– Нет, мамочка.
– Мы увидим Париж в будущем году.
В будущем году. Ха, будущий год – это выдумка, никакого будущего года в природе не существует.
Я не сразу ловлю себя на том, что произнесла это вслух, больно вцепившись в подоконник. Почти семьдесят лет я слышу эти обещания – сперва мальчику, потом юноше-мальчику, потом мужчине-мальчику, а теперь вот этому седому насупленному жуку-богомолу с душой мальчика. Вот он катит кресло с вечно мерзнущей женщиной, закутанной в меха даже сейчас, посреди лета, – катит мимо тех веранд отеля, где некогда восседали знатные дамы и бумажные веера в их руках трепетали, как пестрые крылья восточных бабочек.
– Вон там, в коттедже, мамочка… – Его голос из-за расстояния уже плохо слышен.
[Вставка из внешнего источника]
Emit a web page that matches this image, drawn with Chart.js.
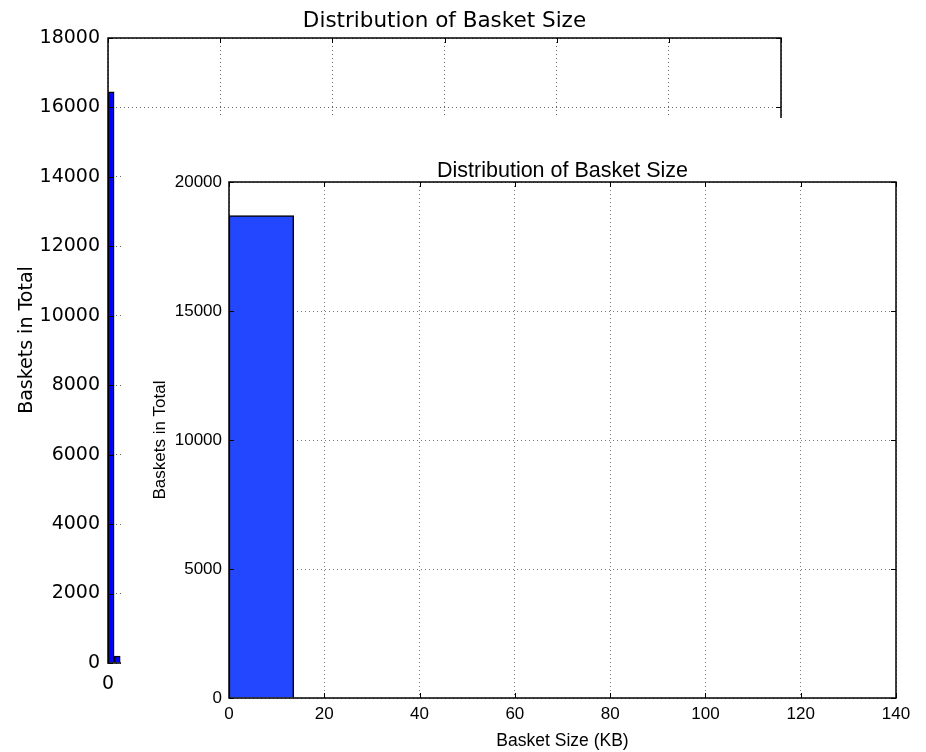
<!DOCTYPE html>
<html><head><meta charset="utf-8">
<script src="https://cdn.jsdelivr.net/npm/chart.js@4.4.1/dist/chart.umd.min.js"></script>
<style>
html,body{margin:0;padding:0;background:#fff;}
#wrap{position:relative;width:926px;height:752px;overflow:hidden;background:#fff;}
#bg{position:absolute;left:0;top:0;}
#fg{position:absolute;left:121px;top:118px;background:#fff;}
</style></head><body>
<div id="wrap"><canvas id="bg" width="926" height="752"></canvas><canvas id="fg" width="805" height="634"></canvas></div>
<script>
// ---- data ----
const chartTitle = 'Distribution of Basket Size';
const yTitle = 'Baskets in Total';
const xTitle = 'Basket Size (KB)';
const binCenters = [6.8, 20.4, 34.0, 47.6, 61.2, 74.8, 88.4, 102.0, 115.6, 129.2];
const bgCounts = [16450, 200, 0, 0, 0, 0, 0, 0, 0, 0];
const fgCounts = [18700, 0, 0, 0, 0, 0, 0, 0, 0, 0];
const bgYTicks = [0, 2000, 4000, 6000, 8000, 10000, 12000, 14000, 16000, 18000];
const bgXTicks = [0, 250, 500, 750, 1000, 1250, 1500];
const fgYTicks = [0, 5000, 10000, 15000, 20000];
const fgXTicks = [0, 20, 40, 60, 80, 100, 120, 140];

Chart.defaults.devicePixelRatio = 1;
Chart.defaults.animation = false;
Chart.defaults.color = '#000';

function decoPlugin(cfg) {
  return {
    id: 'deco',
    afterDatasetsDraw(chart) {
      const ctx = chart.ctx, a = chart.chartArea;
      const xs = chart.scales.x, ys = chart.scales.y;
      ctx.save();
      // inward tick marks
      ctx.strokeStyle = '#000'; ctx.lineWidth = 1;
      ctx.beginPath();
      cfg.xTicks.forEach(v => { const p = Math.round(xs.getPixelForValue(v)) + 0.5;
        ctx.moveTo(p, a.bottom); ctx.lineTo(p, a.bottom - 5);
        ctx.moveTo(p, a.top); ctx.lineTo(p, a.top + 5); });
      cfg.yTicks.forEach(v => { const p = Math.round(ys.getPixelForValue(v)) + 0.5;
        ctx.moveTo(a.left, p); ctx.lineTo(a.left + 5, p);
        ctx.moveTo(a.right, p); ctx.lineTo(a.right - 5, p); });
      ctx.stroke();
      // frame
      ctx.lineWidth = cfg.frameWidth;
      ctx.strokeStyle = '#000';
      ctx.strokeRect(a.left, a.top, a.right - a.left, a.bottom - a.top);
      // titles
      ctx.fillStyle = '#000';
      ctx.textAlign = 'center'; ctx.textBaseline = 'middle';
      ctx.font = cfg.titleFont;
      ctx.fillText(chartTitle, (a.left + a.right) / 2, cfg.titleY);
      if (cfg.xTitleY) {
        ctx.font = cfg.xTitleFont;
        ctx.fillText(xTitle, (a.left + a.right) / 2, cfg.xTitleY);
      }
      ctx.font = cfg.yTitleFont;
      ctx.translate(cfg.yTitleX, cfg.yTitleCY || (a.top + a.bottom) / 2);
      ctx.rotate(-Math.PI / 2);
      ctx.fillText(yTitle, 0, 0);
      ctx.restore();
    }
  };
}

function makeChart(el, o) {
  return new Chart(el, {
    type: 'bar',
    data: { datasets: [{
      data: binCenters.map((c, i) => ({ x: c, y: o.counts[i] })),
      backgroundColor: o.barColor, borderColor: '#000', borderWidth: o.barBorder,
      barPercentage: 1, categoryPercentage: 1
    }] },
    options: {
      responsive: false, animation: false,
      layout: { padding: o.padding },
      plugins: { legend: { display: false }, tooltip: { enabled: false }, title: { display: false } },
      scales: {
        x: {
          type: 'linear', min: o.xTicks[0], max: o.xTicks[o.xTicks.length - 1], offset: false,
          afterBuildTicks: s => { s.ticks = o.xTicks.map(v => ({ value: v })); },
          afterFit: s => { s.height = o.xH; },
          grid: { color: o.gridColor, lineWidth: 1, drawTicks: false, offset: false },
          border: { display: false, dash: [1, 3] },
          ticks: { font: o.tickFont, padding: o.xPad, color: '#000', maxRotation: 0, autoSkip: false,
                   callback: v => String(v) }
        },
        y: {
          min: o.yTicks[0], max: o.yTicks[o.yTicks.length - 1],
          afterBuildTicks: s => { s.ticks = o.yTicks.map(v => ({ value: v })); },
          afterFit: s => { s.width = o.yW; },
          grid: { color: o.gridColor, lineWidth: 1, drawTicks: false, offset: false },
          border: { display: false, dash: [1, 3] },
          ticks: { font: o.tickFont, padding: o.yPad, color: '#000', autoSkip: false,
                   callback: v => String(v) }
        }
      }
    },
    plugins: [decoPlugin(o.deco)]
  });
}

// background (older) chart: plot area 108..781 x 38..663
makeChart(document.getElementById('bg'), {
  counts: bgCounts, barColor: '#0000ff', barBorder: 1.5,
  xTicks: bgXTicks, yTicks: bgYTicks,
  padding: { left: 8, top: 38, right: 145, bottom: 49 },
  yW: 100, xH: 40, xPad: 10, yPad: 8,
  gridColor: '#666',
  tickFont: { family: "'DejaVu Sans', sans-serif", size: 19 },
  deco: { xTicks: bgXTicks, yTicks: bgYTicks, frameWidth: 1.5,
          titleFont: "21.5px 'DejaVu Sans', sans-serif", titleY: 21,
          yTitleFont: "19px 'DejaVu Sans', sans-serif", yTitleX: 27, yTitleCY: 340 }
});

// foreground (newer) chart: plot area 229..896 x 182..698 in page coords
makeChart(document.getElementById('fg'), {
  counts: fgCounts, barColor: '#2346ff', barBorder: 1.5,
  xTicks: fgXTicks, yTicks: fgYTicks,
  padding: { left: 28, top: 64, right: 30, bottom: 14 },
  yW: 80, xH: 40, xPad: 6, yPad: 7,
  gridColor: '#777',
  tickFont: { family: "'Liberation Sans', Arial, sans-serif", size: 17 },
  deco: { xTicks: fgXTicks, yTicks: fgYTicks, frameWidth: 1.5,
          titleFont: "21.5px 'Liberation Sans', Arial, sans-serif", titleY: 53,
          xTitleFont: "17.5px 'Liberation Sans', Arial, sans-serif", xTitleY: 623,
          yTitleFont: "17px 'Liberation Sans', Arial, sans-serif", yTitleX: 39 }
});
</script>
</body></html>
Голос юнца, хотя он уже старик. А прежде, в молодости, его голос казался голосом древнего старика.
Сколько же лет этой рухляди в инвалидной коляске? Пожалуй, девяносто восемь. Да, правильно, девяносто восемь. Она похожа на фильм ужасов, который неизменно крутят по вечерам каждое лето, потому что служба развлечений отеля скупится на новый.
Я быстро пробежалась в памяти по всем их приездам-отъездам вплоть до самого первого. Отель «Грин бей» только-только построили, всюду виднелись модные тогда зеленые и лимонно-желтые дамские зонтики от солнца. Стояло лето 1890 года, и я впервые увидела Роджера. Ему было столько же, сколько и мне, всего лишь пять лет, но уже тогда у него был взгляд усталого и умудренного жизнью старика.
Он стоял на газоне возле павильона и смотрел вверх, на небо и на пестрые флажки, развешанные между деревьями.
– Привет, – сказала я.
Он просто оглянулся и ни слова не произнес.
Я толкнула его в плечо и отбежала.
Он хоть бы двинулся!
Тогда я вернулась и снова толкнула в то же место.
Он вытаращился на свое плечо и собрался было пуститься за мной, как вдруг издалека громыхнуло:
– Роджер, ты испачкаешь свой костюмчик!
И он медленно поплелся в сторону летнего домика, где они жили. А на меня даже не оглянулся.
С того дня я его возненавидела.
Многоцветные зонтики расцветали тысячами и исчезали, стаи бумажных вееров уносил августовский ветер; павильон сгорел и был отстроен на том же месте и в том же виде, а озеро стало намного меньше – ссохлось, как слива. И моя ненависть, словно покоряясь местному закону прилива и отлива публики в зависимости от сезона, то появлялась, то пропадала. Порой моя ненависть вырастала до размеров гигантских, а порой на время уступала место любви – но лишь на время. Ненависть возвращалась всегда – правда, с годами все более похожая на старую стертую подметку.